- Directive -
Starting from the top of the material, restate each line exactly until the line that contains "plot.top - 0.5]);", which is also copied. Pictures are excluded.

- Source excerpt -
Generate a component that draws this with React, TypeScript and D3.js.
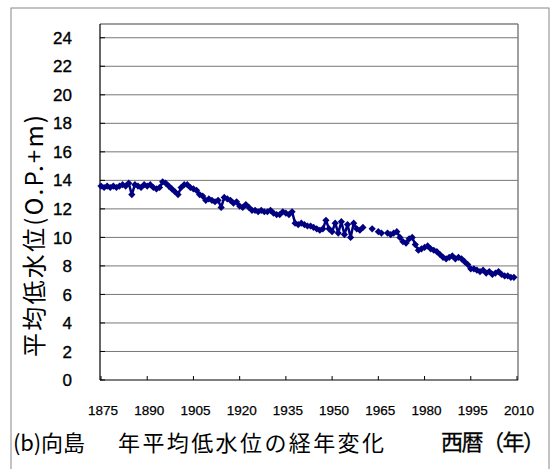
import React from 'react';
import * as d3 from 'd3';

// annual mean low water level at Mukaijima (O.P.+m), null = no record
const years: number[] = d3.range(1875, 2010);
const levels: (number | null)[] = [
  13.6, 13.5, 13.6, 13.5, 13.6, 13.5, 13.6, 13.7, 13.6, 13.8,
  13.0, 13.7, 13.6, 13.5, 13.7, 13.6, 13.7, 13.5, 13.4, 13.5,
  13.9, 13.8, 13.6, 13.4, 13.2, 13.0, 13.5, 13.7, 13.7, 13.5,
  13.4, 13.3, 13.0, 12.9, 12.6, 12.7, 12.6, 12.5, 12.6, 12.1,
  12.8, 12.7, 12.6, 12.4, 12.5, 12.2, 12.1, 12.3, 12.1, 11.9,
  11.9, 11.8, 11.9, 11.8, 11.8, 11.9, 11.7, 11.6, 11.6, 11.8,
  11.7, 11.6, 11.8, 11.0, 10.9, 11.0, 10.9, 10.8, 10.8, 10.7,
  10.6, 10.5, 10.6, 11.2, 10.6, 10.4, 11.0, 10.3, 11.1, 10.2,
  10.9, 10.0, 11.0, 10.6, 10.5, 10.7, null, null, 10.6, null,
  10.4, 10.3, null, 10.3, 10.2, 10.3, 10.4, 10.0, 9.7, 9.6,
  9.9, 10.0, 9.5, 9.1, 9.2, 9.3, 9.4, 9.2, 9.1, 9.0,
  8.8, 8.6, 8.5, 8.6, 8.7, 8.5, 8.6, 8.5, 8.3, 8.1,
  7.8, 7.8, 7.7, 7.6, 7.7, 7.5, 7.6, 7.4, 7.5, 7.6,
  7.4, 7.3, 7.3, 7.2, 7.2,
];
const yTicks: number[] = d3.range(0, 25, 2);
const xTicks: number[] = d3.range(1875, 2011, 15);

const W = 558;
const H = 469;
const plot = { left: 100, right: 518, top: 24, bottom: 380 };
const navy = '#000080';
const font = "'Liberation Sans', Arial, sans-serif";
const jp = "'Noto Sans CJK JP', sans-serif";

export default function App() {
  const x = d3.scaleLinear().domain([1875, 2010]).range([101, 517]);
  const y = d3.scaleLinear().domain([0, 25]).range([plot.bottom, plot.top - 0.5]);

  const data = years.map((yr, i) => ({ yr, v: levels[i] }));
  const line = d3
    .line<{ yr: number; v: number | null }>()
    .defined(d => d.v !== null)
    .x(d => x(d.yr))
    .y(d => y(d.v as number));
  const marker = d3.symbol().type(d3.symbolSquare).size(26)();

  return (
    <svg
      width={W}
      height={H}
      style={{ position: 'absolute', left: 0, top: 0, background: '#fff' }}
    >
      <rect x={11} y={8} width={538} height={470} fill="#fff" stroke="#888" strokeWidth={1} />

      {/* gridlines */}
      {yTicks.filter(t => t > 0).map(t => (
        <line key={t} x1={plot.left} x2={plot.right} y1={y(t)} y2={y(t)} stroke="#777" strokeWidth={1} />
      ))}
      <line x1={plot.left} x2={plot.right} y1={plot.top} y2={plot.top} stroke="#808080" strokeWidth={1.5} />
      <line x1={plot.right} x2={plot.right} y1={plot.top} y2={plot.bottom} stroke="#808080" strokeWidth={1.5} />

      {/* axes */}
      <line x1={plot.left} x2={plot.left} y1={plot.top} y2={plot.bottom} stroke="#000" strokeWidth={1.2} />
      <line x1={plot.left} x2={plot.right} y1={plot.bottom} y2={plot.bottom} stroke="#000" strokeWidth={1.2} />
      {yTicks.map(t => (
        <g key={t}>
          <line x1={plot.left} x2={plot.left + 5} y1={y(t)} y2={y(t)} stroke="#000" />
          <text
            x={72}
            y={y(t)}
            dy="0.36em"
            textAnchor="end"
            fontFamily={font}
            fontSize={17}
            fill="#000"
            stroke="#000"
            strokeWidth={0.35}
          >
            {t}
          </text>
        </g>
      ))}
      {xTicks.map(t => (
        <g key={t}>
          <line x1={x(t)} x2={x(t)} y1={plot.bottom} y2={plot.bottom - 4} stroke="#000" />
          <text
            x={x(t) + 2}
            y={415}
            textAnchor="middle"
            fontFamily={font}
            fontSize={13.5}
            fill="#000"
            stroke="#000"
            strokeWidth={0.25}
          >
            {t}
          </text>
        </g>
      ))}

      {/* series */}
      <path d={line(data) || ''} fill="none" stroke={navy} strokeWidth={2.5} strokeLinejoin="round" />
      {data
        .filter(d => d.v !== null)
        .map(d => (
          <path
            key={d.yr}
            d={marker || ''}
            transform={`translate(${x(d.yr)},${y(d.v as number)}) rotate(45)`}
            fill={navy}
          />
        ))}

      {/* titles */}
      <text
        transform={`translate(43,236) rotate(-90)`}
        textAnchor="middle"
        fontFamily={jp}
        fontSize={24}
        fill="#000"
        textLength={242}
        lengthAdjust="spacing"
      >
        平均低水位(O.P.+m)
      </text>
      <text x={13} y={451} fontFamily={jp} fontSize={22} fill="#000" textLength={72} lengthAdjust="spacing">
        (b)向島
      </text>
      <text x={118} y={451} fontFamily={jp} fontSize={22} fill="#000" textLength={266} lengthAdjust="spacing">
        年平均低水位の経年変化
      </text>
      <text
        x={441}
        y={450}
        fontFamily={jp}
        fontSize={22}
        fill="#000"
        stroke="#000"
        strokeWidth={0.3}
        textLength={104}
        lengthAdjust="spacing"
      >
        西暦（年）
      </text>
    </svg>
  );
}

- Complete answer -
Generate a component that draws this with React, TypeScript and D3.js.
import React from 'react';
import * as d3 from 'd3';

// annual mean low water level at Mukaijima (O.P.+m), null = no record
const years: number[] = d3.range(1875, 2010);
const levels: (number | null)[] = [
  13.6, 13.5, 13.6, 13.5, 13.6, 13.5, 13.6, 13.7, 13.6, 13.8,
  13.0, 13.7, 13.6, 13.5, 13.7, 13.6, 13.7, 13.5, 13.4, 13.5,
  13.9, 13.8, 13.6, 13.4, 13.2, 13.0, 13.5, 13.7, 13.7, 13.5,
  13.4, 13.3, 13.0, 12.9, 12.6, 12.7, 12.6, 12.5, 12.6, 12.1,
  12.8, 12.7, 12.6, 12.4, 12.5, 12.2, 12.1, 12.3, 12.1, 11.9,
  11.9, 11.8, 11.9, 11.8, 11.8, 11.9, 11.7, 11.6, 11.6, 11.8,
  11.7, 11.6, 11.8, 11.0, 10.9, 11.0, 10.9, 10.8, 10.8, 10.7,
  10.6, 10.5, 10.6, 11.2, 10.6, 10.4, 11.0, 10.3, 11.1, 10.2,
  10.9, 10.0, 11.0, 10.6, 10.5, 10.7, null, null, 10.6, null,
  10.4, 10.3, null, 10.3, 10.2, 10.3, 10.4, 10.0, 9.7, 9.6,
  9.9, 10.0, 9.5, 9.1, 9.2, 9.3, 9.4, 9.2, 9.1, 9.0,
  8.8, 8.6, 8.5, 8.6, 8.7, 8.5, 8.6, 8.5, 8.3, 8.1,
  7.8, 7.8, 7.7, 7.6, 7.7, 7.5, 7.6, 7.4, 7.5, 7.6,
  7.4, 7.3, 7.3, 7.2, 7.2,
];
const yTicks: number[] = d3.range(0, 25, 2);
const xTicks: number[] = d3.range(1875, 2011, 15);

const W = 558;
const H = 469;
const plot = { left: 100, right: 518, top: 24, bottom: 380 };
const navy = '#000080';
const font = "'Liberation Sans', Arial, sans-serif";
const jp = "'Noto Sans CJK JP', sans-serif";

export default function App() {
  const x = d3.scaleLinear().domain([1875, 2010]).range([101, 517]);
  const y = d3.scaleLinear().domain([0, 25]).range([plot.bottom, plot.top - 0.5]);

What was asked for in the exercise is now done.